SHORT TASK: From the very first line of the data to the line containing "const titleText = 'P.Moller et al.(1995)';", retype everything exactly, leaving the pictures behind.

RAW DATA:
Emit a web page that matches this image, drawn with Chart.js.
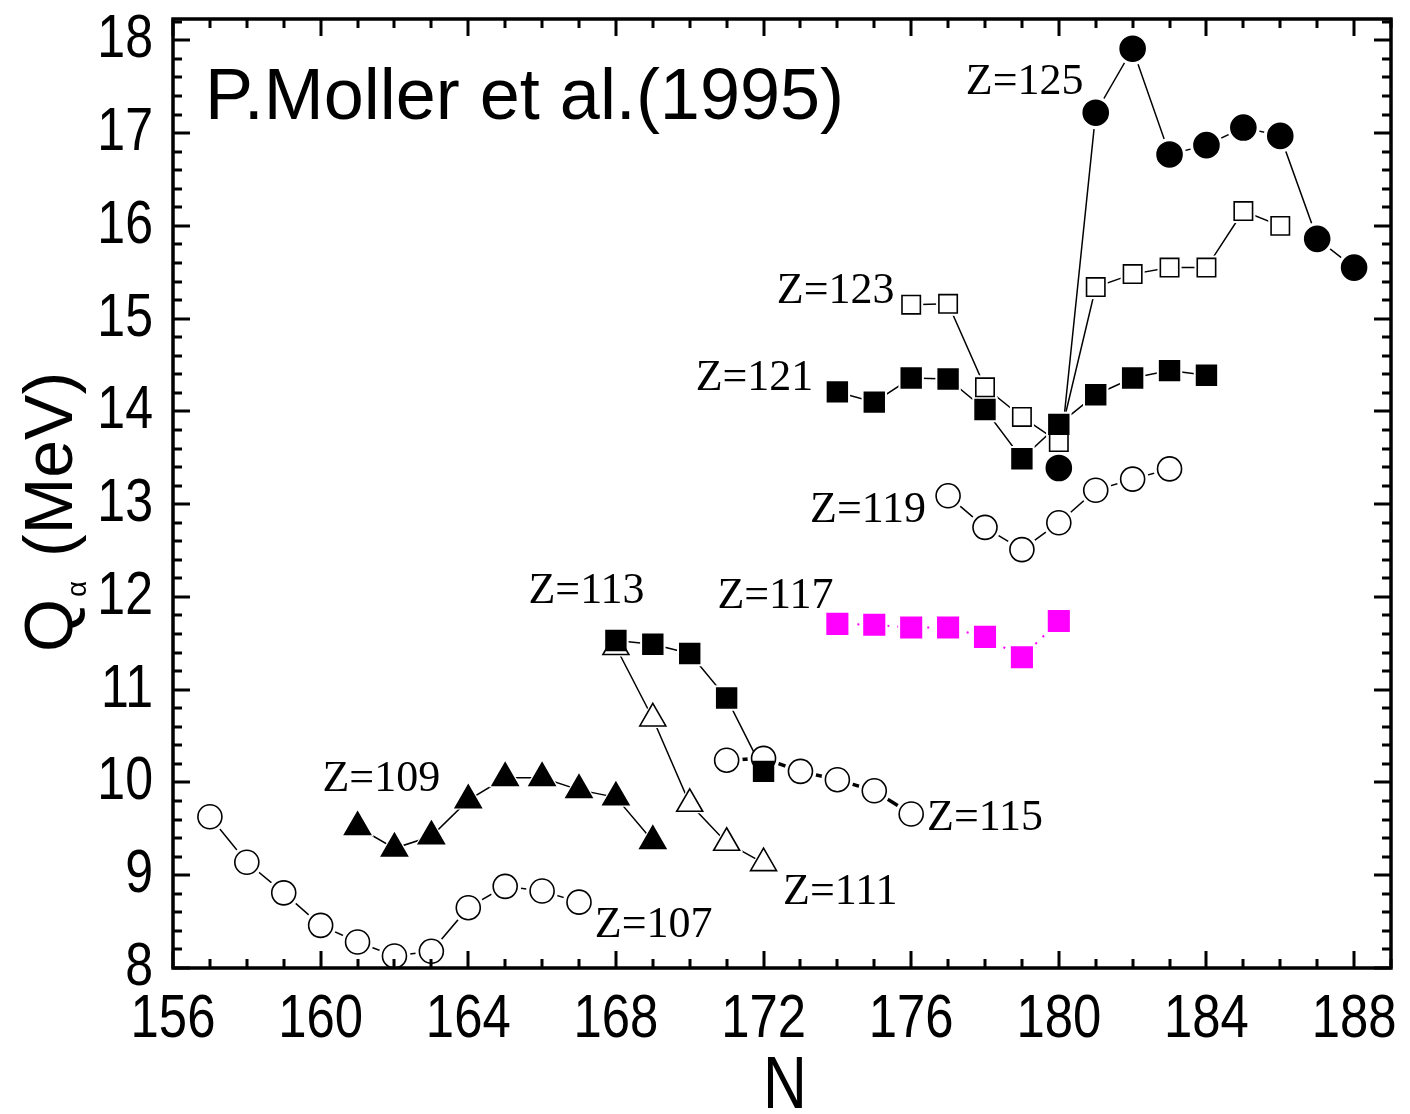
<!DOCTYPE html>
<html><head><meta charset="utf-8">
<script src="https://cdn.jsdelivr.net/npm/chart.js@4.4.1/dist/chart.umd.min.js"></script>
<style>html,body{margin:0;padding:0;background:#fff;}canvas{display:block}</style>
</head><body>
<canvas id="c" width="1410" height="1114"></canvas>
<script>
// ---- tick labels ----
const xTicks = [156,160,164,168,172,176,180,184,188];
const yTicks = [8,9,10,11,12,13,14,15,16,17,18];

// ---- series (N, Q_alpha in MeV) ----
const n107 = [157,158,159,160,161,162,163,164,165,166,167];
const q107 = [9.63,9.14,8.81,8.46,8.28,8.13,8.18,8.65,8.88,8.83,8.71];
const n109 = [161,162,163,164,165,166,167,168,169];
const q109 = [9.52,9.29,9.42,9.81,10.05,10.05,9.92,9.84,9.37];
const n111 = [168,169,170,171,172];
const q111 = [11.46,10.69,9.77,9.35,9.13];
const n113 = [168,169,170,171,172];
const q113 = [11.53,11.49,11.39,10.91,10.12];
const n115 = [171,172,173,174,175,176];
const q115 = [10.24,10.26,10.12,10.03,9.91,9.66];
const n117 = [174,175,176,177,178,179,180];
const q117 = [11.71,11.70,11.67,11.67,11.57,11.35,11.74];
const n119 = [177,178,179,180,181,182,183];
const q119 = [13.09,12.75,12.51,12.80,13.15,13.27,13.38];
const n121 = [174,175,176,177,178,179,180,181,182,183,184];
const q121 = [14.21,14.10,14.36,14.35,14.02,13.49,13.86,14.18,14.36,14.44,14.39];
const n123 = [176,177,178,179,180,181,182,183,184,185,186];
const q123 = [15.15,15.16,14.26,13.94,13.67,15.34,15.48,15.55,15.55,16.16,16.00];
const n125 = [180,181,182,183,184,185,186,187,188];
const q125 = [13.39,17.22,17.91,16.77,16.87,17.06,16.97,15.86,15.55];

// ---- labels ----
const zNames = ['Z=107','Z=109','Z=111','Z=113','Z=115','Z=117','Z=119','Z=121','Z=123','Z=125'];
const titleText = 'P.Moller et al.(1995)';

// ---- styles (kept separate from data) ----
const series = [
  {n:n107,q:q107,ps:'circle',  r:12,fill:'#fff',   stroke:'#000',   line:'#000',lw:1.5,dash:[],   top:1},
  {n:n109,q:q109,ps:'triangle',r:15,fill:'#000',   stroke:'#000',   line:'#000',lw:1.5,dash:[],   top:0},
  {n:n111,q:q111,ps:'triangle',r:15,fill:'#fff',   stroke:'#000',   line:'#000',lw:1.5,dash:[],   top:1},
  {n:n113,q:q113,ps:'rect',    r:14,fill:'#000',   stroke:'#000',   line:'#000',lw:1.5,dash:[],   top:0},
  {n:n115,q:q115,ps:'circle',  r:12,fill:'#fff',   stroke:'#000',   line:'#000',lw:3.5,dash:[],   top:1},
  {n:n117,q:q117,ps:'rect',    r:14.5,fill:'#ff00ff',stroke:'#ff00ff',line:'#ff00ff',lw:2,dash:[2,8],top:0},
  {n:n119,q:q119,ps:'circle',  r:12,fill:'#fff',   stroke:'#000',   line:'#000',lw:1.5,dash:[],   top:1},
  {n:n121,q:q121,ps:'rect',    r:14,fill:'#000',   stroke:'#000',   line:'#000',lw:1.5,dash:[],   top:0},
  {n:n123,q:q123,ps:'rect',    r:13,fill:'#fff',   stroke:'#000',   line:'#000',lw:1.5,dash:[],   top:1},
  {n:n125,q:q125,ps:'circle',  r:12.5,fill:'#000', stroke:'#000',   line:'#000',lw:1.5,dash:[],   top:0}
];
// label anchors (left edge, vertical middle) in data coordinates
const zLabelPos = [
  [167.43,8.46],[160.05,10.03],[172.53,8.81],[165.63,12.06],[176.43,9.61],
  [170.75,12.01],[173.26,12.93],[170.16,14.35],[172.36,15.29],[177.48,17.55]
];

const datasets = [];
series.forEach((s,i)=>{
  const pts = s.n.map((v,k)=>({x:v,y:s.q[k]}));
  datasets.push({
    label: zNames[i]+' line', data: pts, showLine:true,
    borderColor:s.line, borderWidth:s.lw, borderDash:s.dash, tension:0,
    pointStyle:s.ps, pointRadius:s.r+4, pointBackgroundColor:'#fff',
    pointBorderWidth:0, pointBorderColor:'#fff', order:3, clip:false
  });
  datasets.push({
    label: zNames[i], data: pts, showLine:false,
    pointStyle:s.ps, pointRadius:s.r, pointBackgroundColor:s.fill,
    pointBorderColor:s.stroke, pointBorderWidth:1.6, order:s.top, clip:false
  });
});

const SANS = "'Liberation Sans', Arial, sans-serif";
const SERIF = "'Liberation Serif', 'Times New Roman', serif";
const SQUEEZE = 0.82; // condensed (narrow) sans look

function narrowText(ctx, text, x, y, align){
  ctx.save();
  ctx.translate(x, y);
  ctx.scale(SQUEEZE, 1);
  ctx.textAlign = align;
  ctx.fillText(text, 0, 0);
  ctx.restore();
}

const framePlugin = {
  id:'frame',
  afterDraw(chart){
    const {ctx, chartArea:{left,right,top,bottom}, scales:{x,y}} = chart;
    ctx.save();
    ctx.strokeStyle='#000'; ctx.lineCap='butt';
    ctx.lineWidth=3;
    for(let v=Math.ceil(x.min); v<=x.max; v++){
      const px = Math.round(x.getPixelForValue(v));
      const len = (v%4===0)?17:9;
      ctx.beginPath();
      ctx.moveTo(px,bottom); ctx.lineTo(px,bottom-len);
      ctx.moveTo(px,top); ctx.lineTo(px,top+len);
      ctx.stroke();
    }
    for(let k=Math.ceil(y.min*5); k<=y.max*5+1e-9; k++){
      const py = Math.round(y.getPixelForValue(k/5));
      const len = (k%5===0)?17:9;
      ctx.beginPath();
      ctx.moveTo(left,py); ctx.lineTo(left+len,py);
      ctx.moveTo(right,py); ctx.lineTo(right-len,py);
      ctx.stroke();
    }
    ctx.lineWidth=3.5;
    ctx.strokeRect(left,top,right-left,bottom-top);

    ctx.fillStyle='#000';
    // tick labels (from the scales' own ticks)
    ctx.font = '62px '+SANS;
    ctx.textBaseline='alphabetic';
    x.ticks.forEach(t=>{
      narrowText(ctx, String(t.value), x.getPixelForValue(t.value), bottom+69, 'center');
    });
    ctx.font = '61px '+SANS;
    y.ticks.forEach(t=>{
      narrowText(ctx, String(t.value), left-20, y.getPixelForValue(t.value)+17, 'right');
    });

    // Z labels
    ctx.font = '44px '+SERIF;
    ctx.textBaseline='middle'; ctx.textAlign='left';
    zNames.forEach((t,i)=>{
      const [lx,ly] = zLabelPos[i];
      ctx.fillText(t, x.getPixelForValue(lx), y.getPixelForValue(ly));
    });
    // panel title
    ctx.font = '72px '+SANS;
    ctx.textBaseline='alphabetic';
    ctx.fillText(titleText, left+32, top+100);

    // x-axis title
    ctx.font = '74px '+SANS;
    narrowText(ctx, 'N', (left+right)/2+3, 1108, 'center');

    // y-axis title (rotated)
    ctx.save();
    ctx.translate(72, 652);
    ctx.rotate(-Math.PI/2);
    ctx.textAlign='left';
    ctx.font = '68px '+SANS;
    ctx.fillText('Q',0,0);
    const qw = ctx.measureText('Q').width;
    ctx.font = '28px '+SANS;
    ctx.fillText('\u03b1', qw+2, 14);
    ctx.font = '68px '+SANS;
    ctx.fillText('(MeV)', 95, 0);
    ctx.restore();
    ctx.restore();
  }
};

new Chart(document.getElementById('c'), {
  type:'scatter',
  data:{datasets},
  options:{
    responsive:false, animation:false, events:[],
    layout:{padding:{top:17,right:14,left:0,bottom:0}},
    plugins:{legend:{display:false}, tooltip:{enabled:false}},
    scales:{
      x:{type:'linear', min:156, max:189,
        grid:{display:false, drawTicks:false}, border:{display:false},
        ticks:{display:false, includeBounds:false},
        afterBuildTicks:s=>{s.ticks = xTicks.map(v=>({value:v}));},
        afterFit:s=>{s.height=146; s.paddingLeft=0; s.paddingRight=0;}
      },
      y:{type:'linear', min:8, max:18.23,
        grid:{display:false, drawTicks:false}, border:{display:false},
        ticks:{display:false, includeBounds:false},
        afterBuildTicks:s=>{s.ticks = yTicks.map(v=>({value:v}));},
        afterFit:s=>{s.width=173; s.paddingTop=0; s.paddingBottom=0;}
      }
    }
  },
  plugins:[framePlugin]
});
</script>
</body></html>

ANSWER TO THIS PROBLEM:
Emit a web page that matches this image, drawn with Chart.js.
<!DOCTYPE html>
<html><head><meta charset="utf-8">
<script src="https://cdn.jsdelivr.net/npm/chart.js@4.4.1/dist/chart.umd.min.js"></script>
<style>html,body{margin:0;padding:0;background:#fff;}canvas{display:block}</style>
</head><body>
<canvas id="c" width="1410" height="1114"></canvas>
<script>
// ---- tick labels ----
const xTicks = [156,160,164,168,172,176,180,184,188];
const yTicks = [8,9,10,11,12,13,14,15,16,17,18];

// ---- series (N, Q_alpha in MeV) ----
const n107 = [157,158,159,160,161,162,163,164,165,166,167];
const q107 = [9.63,9.14,8.81,8.46,8.28,8.13,8.18,8.65,8.88,8.83,8.71];
const n109 = [161,162,163,164,165,166,167,168,169];
const q109 = [9.52,9.29,9.42,9.81,10.05,10.05,9.92,9.84,9.37];
const n111 = [168,169,170,171,172];
const q111 = [11.46,10.69,9.77,9.35,9.13];
const n113 = [168,169,170,171,172];
const q113 = [11.53,11.49,11.39,10.91,10.12];
const n115 = [171,172,173,174,175,176];
const q115 = [10.24,10.26,10.12,10.03,9.91,9.66];
const n117 = [174,175,176,177,178,179,180];
const q117 = [11.71,11.70,11.67,11.67,11.57,11.35,11.74];
const n119 = [177,178,179,180,181,182,183];
const q119 = [13.09,12.75,12.51,12.80,13.15,13.27,13.38];
const n121 = [174,175,176,177,178,179,180,181,182,183,184];
const q121 = [14.21,14.10,14.36,14.35,14.02,13.49,13.86,14.18,14.36,14.44,14.39];
const n123 = [176,177,178,179,180,181,182,183,184,185,186];
const q123 = [15.15,15.16,14.26,13.94,13.67,15.34,15.48,15.55,15.55,16.16,16.00];
const n125 = [180,181,182,183,184,185,186,187,188];
const q125 = [13.39,17.22,17.91,16.77,16.87,17.06,16.97,15.86,15.55];

// ---- labels ----
const zNames = ['Z=107','Z=109','Z=111','Z=113','Z=115','Z=117','Z=119','Z=121','Z=123','Z=125'];
const titleText = 'P.Moller et al.(1995)';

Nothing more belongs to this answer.